Apart from this private sector is being promoted in education, health sector and water. In this situation how can poor people survive as their children are even victims of malnourishment. He also opposed public-private partnership, terming it a dangerous trend for the marginalized people.
Karamat Ali of PILER said since 1971 the situation of the people living in both the sides of Pakistan and India have been in trouble, especially the fishermen who are being victimized by the neighbouring governments to keep their political rivalry intact. In Pakistan there is no voice of the common people. Those associated with trade unions do not have stronger voice to protect their rights. There are the issues facing minority people and women in the society, he added. “If we all want to end terrorism, extremism we should come forward and fight together.

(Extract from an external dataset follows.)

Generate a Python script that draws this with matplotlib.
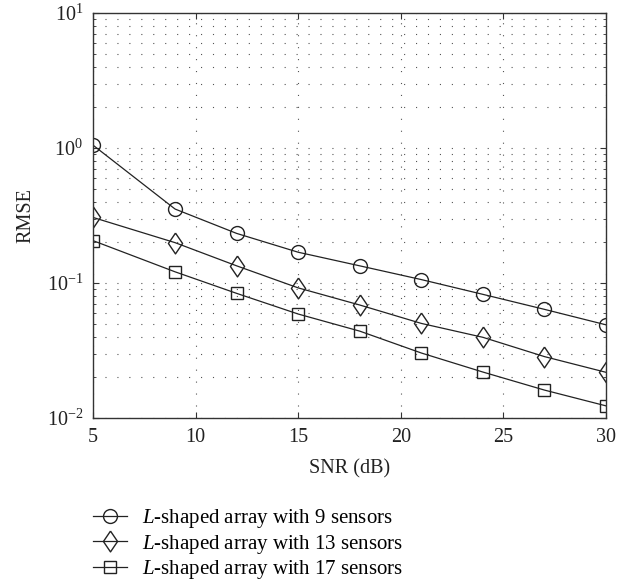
import matplotlib
matplotlib.use("Agg")
import matplotlib.pyplot as plt
from matplotlib.ticker import LogLocator, NullFormatter, FixedLocator

plt.rcParams['font.family'] = ['Liberation Serif', 'DejaVu Serif']
plt.rcParams['mathtext.fontset'] = 'custom'
plt.rcParams['mathtext.rm'] = 'Liberation Serif'
plt.rcParams['mathtext.it'] = 'Liberation Serif:italic'
plt.rcParams['lines.scale_dashes'] = False

snr = [5, 9, 12, 15, 18, 21, 24, 27, 30]
rmse_9 = [1.05, 0.353, 0.233, 0.169, 0.134, 0.106, 0.0824, 0.0638, 0.049]
rmse_13 = [0.306, 0.199, 0.134, 0.092, 0.0687, 0.0502, 0.0396, 0.0285, 0.0218]
rmse_17 = [0.206, 0.121, 0.0838, 0.0589, 0.044, 0.0303, 0.0219, 0.0161, 0.0123]
labels = [r'$L$-shaped array with 9 sensors',
          r'$L$-shaped array with 13 sensors',
          r'$L$-shaped array with 17 sensors']

W, H = 633, 582
fig = plt.figure(figsize=(W/100, H/100), dpi=100)
ax = fig.add_axes([93/W, 1-418/H, (606-93)/W, (418-13)/H])

col = '#222222'
diamond = [(0, 1), (0.68, 0), (0, -1), (-0.68, 0), (0, 1)]
common = dict(color=col, lw=0.9, mfc='none', mec=col, mew=1.0)
ax.plot(snr, rmse_9, marker='o', ms=10, label=labels[0], **common)
ax.plot(snr, rmse_13, marker=diamond, ms=15, label=labels[1], **common)
ax.plot(snr, rmse_17, marker='s', ms=8.6, label=labels[2], **common)

ax.set_yscale('log')
ax.set_xlim(5, 30)
ax.set_ylim(1e-2, 1e1)
ax.xaxis.set_major_locator(FixedLocator([5, 10, 15, 20, 25, 30]))
ax.yaxis.set_major_locator(LogLocator(base=10, numticks=10))
ax.yaxis.set_minor_locator(LogLocator(base=10, subs=range(2, 10), numticks=10))
ax.yaxis.set_minor_formatter(NullFormatter())

ax.tick_params(which='both', direction='in', top=True, right=True, labelsize=14.5,
               colors='#333333', labelcolor='#222222')
ax.tick_params(which='major', length=4, width=0.8, pad=7)
ax.tick_params(which='minor', length=2.5, width=0.6)

dot = (0, (0.8, 7.8))
ax.grid(True, which='major', axis='x', color='#555555', lw=0.8, linestyle=dot)
ax.grid(True, which='both', axis='y', color='#555555', lw=0.8, linestyle=dot)
for s in ax.spines.values():
    s.set_linewidth(1.0)
    s.set_color('#333333')

ax.set_xlabel('SNR (dB)', fontsize=14.5, color='#222222', labelpad=9)
ax.set_ylabel('RMSE', fontsize=14.5, color='#222222', labelpad=8)

fig.legend(loc='upper left', bbox_to_anchor=(93/W, 1-507/H), frameon=False,
           fontsize=15, handlelength=1.63, handletextpad=0.7, labelspacing=0.12,
           borderaxespad=0, borderpad=0)

fig.savefig('out.png', dpi=100)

Faisal Siddiqi, advocate talking about the public interest litigation PIL situation in Pakistan said people are tired to filing petitions to resolve their issues. He said seeds of PIL were sown in 1972. Darshan Masih case was the first public interest litigation case in Pakistan. Talking about the judicial activism, he said when Martial law was imposed in 1977 the entire judiciary kept silent till 1988. Similarly, in 1999 when Musharraf took over the judiciary was divided. But the citizens’ mobilization came to surface in 2007. There was massive growth of the media after 2007. Gradually, the change came to surface in public interest litigations.
He said the law might be a part of solution of the peoples basic problem. Pro labour judges are described as anti-industry judges. Judges cannot implement their judgments because it is the responsibility of state to implement the orders. For example, Karachi violence case and Balochistan case, the judiciary passed order but the state did not implement.
Tradeunionist Nasir Mansoor, Javed Qazi Advocate, PPP leader Taj Haider, Zulfiqar Halepoto human rights activist and others spoke. Pakistan Fisherfolk Forum PFF Chairperson Mohammed Ali Shah gave a presentation on the prisoners’ issue.